O Distrito Federal foi uma das unidades da Federação atingidas por uma onda de decisões desfavoráveis a incentivos fiscais por parte do Supremo Tribunal Federal (STF) no início de junho deste ano. A Corte derrubou legislações que concediam benefícios relativos ao ICMS sem o aval do Confaz. A intenção foi colocar um fim à guerra fiscal, que acontece quando os estados usam abatimentos tributários para prejudicar uns aos outros.

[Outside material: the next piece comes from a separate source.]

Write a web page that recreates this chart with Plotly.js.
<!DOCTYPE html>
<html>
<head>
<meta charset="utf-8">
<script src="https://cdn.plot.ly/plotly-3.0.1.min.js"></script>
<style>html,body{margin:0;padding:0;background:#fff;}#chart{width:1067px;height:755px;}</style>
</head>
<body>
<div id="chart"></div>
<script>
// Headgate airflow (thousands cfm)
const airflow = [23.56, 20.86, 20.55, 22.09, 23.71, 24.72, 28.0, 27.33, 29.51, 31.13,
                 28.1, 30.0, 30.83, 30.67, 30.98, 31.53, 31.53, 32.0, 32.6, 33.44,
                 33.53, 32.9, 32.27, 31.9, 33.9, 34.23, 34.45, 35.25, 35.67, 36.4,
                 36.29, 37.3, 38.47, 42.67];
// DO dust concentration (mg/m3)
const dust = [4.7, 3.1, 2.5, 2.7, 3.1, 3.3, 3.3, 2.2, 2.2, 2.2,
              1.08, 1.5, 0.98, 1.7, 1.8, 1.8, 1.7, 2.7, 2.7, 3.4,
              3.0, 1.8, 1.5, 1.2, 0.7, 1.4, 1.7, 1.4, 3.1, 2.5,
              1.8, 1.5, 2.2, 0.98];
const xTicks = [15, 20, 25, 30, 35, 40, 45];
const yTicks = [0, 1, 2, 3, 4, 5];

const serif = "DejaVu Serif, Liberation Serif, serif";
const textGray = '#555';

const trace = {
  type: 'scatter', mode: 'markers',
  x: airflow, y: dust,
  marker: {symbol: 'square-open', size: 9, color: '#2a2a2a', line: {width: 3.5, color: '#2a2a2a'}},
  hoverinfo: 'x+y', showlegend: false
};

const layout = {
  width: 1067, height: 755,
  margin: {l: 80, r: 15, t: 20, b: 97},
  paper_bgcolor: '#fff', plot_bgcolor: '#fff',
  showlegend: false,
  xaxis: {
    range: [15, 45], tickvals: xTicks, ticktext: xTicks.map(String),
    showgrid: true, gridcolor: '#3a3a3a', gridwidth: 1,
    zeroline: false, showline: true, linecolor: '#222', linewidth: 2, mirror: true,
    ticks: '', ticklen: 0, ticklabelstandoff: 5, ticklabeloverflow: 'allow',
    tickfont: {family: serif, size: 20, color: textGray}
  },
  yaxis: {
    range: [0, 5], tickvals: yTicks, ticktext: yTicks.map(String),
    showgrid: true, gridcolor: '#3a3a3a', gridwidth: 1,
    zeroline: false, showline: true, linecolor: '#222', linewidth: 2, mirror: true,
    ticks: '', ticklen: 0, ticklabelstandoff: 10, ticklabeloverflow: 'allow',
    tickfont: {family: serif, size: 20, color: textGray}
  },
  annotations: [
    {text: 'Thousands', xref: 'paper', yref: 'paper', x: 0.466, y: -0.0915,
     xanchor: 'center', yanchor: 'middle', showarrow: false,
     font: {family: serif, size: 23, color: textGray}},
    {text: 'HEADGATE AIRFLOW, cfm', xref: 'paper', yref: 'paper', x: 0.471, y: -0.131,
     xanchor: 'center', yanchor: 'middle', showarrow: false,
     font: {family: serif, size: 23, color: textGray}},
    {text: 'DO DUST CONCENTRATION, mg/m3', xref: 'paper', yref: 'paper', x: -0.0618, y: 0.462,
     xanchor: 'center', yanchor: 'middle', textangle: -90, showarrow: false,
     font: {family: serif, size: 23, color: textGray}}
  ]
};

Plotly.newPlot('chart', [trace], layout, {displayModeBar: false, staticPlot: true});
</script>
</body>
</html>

Pressão Caso a orientação do Supremo seja mantida, outras leis semelhantes devem ser anuladas em julgamentos futuros. Assim, seria apenas uma questão de tempo até Goiás também ter seus estímulos fiscais invalidados. O próprio Governo do DF moveu uma ação direta de inconstitucionalidade (Adin) contra o estado.

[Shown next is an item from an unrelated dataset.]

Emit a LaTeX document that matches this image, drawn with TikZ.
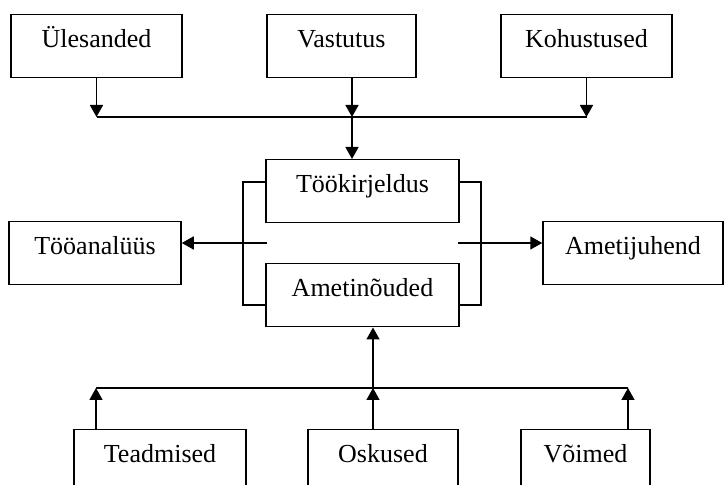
\documentclass[tikz,border=0pt]{standalone}
\usepackage{fontspec}
\setmainfont{Liberation Serif}
\usepackage{tikz}
\usetikzlibrary{arrows.meta}
\tikzset{
  job box/.style={
    draw,
    line width=0.75pt,
    inner sep=0pt,
    anchor=north,
    text height=16.5pt,
    text depth=15pt,
    font=\fontsize{13}{15}\selectfont
  },
  flow/.style={
    draw,
    line width=0.8pt,
    -{Triangle[length=6pt,width=6.5pt]}
  },
  link/.style={
    draw,
    line width=0.8pt
  }
}

\begin{document}
\begin{tikzpicture}[x=0.5pt,y=-0.5pt]
  \useasboundingbox (0,0) rectangle (724,485);
  \clip (0,0) rectangle (724,485);

  \node[job box,minimum width=85.5pt] (ules) at (96.5,14) {Ülesanded};
  \node[job box,minimum width=74.5pt] (vast) at (341.5,14) {Vastutus};
  \node[job box,minimum width=85.5pt] (kohu) at (586.5,14) {Kohustused};

  \node[job box,minimum width=96.5pt] (tkirj) at (362.5,159) {Töökirjeldus};
  \node[job box,minimum width=96.5pt] (anoud) at (362.5,263) {Ametinõuded};

  \node[job box,minimum width=86pt] (tooan) at (95,221) {Tööanalüüs};
  \node[job box,minimum width=90pt] (ametij) at (633,221) {Ametijuhend};

  \node[job box,minimum width=86pt] (tead) at (160,429) {Teadmised};
  \node[job box,minimum width=75pt] (osk) at (383,429) {Oskused};
  \node[job box,minimum width=64.5pt] (voim) at (585.5,429) {Võimed};

  \coordinate (topjoin) at (352,117);
  \coordinate (leftgap) at (267,243);
  \coordinate (rightgap) at (458,243);
  \coordinate (botjoin) at (373,388);
  \coordinate (teadjoin) at (96,388);
  \coordinate (voimjoin) at (628,388);

  \draw[flow] (ules) -- (ules |- topjoin);
  \draw[flow] (vast.south -| topjoin) -- (topjoin);
  \draw[flow] (kohu) -- (kohu |- topjoin);
  \draw[link] (ules |- topjoin) -- (kohu |- topjoin);
  \draw[flow] (topjoin) -- (topjoin |- tkirj.north);

  \draw[link] ([yshift=4.75pt]tkirj.west) -- ++(-22,0) |- ([yshift=-4.75pt]anoud.west);
  \draw[link] ([yshift=4.75pt]tkirj.east) -- ++(21,0) |- ([yshift=-4.75pt]anoud.east);

  \draw[flow] (leftgap) -- (leftgap -| tooan.east);
  \draw[flow] (rightgap) -- (rightgap -| ametij.west);

  \draw[flow] (botjoin) -- (botjoin |- anoud.south);
  \draw[flow] (osk.north -| botjoin) -- (botjoin);
  \draw[flow] (tead.north -| teadjoin) -- (teadjoin);
  \draw[flow] (voim.north -| voimjoin) -- (voimjoin);
  \draw[link] (teadjoin) -- (voimjoin);
\end{tikzpicture}
\end{document}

Para o especialista em direito tributário Othon de Azevedo, professor da Universidade de Brasília (UnB), é bastante provável que Goiás seja impedido de continuar concedendo os benefícios. "Com certeza, o STF julgará as próximas ações da mesma forma que as anteriores", prevê. "A própria atitude do DF parece uma estratégia para forçar decisão semelhante", acrescenta.

A despeito de o DF afirmar que foi prejudicado, a Secretaria de Fazenda de Goiás insiste que o governo local reconsidere a legislação publicada no Diário Oficial do Distrito Federal em 1° de setembro deste ano. O secretário da Fazenda do estado vizinho, Simão Cirineu Dias, enviou nota à imprensa em que classificou o Decreto n° 33.168 como uma "medida ofensiva". "Todos os pedidos feitos até agora pelo DF nós estamos apoiando", queixou-se.

A Secretaria de Fazenda local também redigiu nota sobre o assunto. Nela, destaca que o decreto que possibilitou a operação "é genérico, não direcionado especificamente a qualquer das unidades da Federação". O texto diz ainda que "o Distrito Federal vem trabalhando em harmonia com Goiás (...) para que os programas de incentivos existentes não provoquem perdas a nenhum estado".

Recado Ao invalidar isenções tributárias de seis estados, em junho de 2011, o presidente do Supremo Tribunal Federal, Cezar Peluso, sinalizou que mais decisões semelhantes podem ser esperadas. Ele afirmou que as determinações eram um recado para que os estados não aprovem mais normas de "benefícios fiscais ao arrepio da Constituição". Ao julgarem um pacote de 14 processos que tratavam de prazos especiais ou reduções sobre o pagamento do Imposto sobre Circulação de Mercadorias e Serviços (ICMS), os ministros entenderam, or unanimidade, que as leis são inconstitucionais.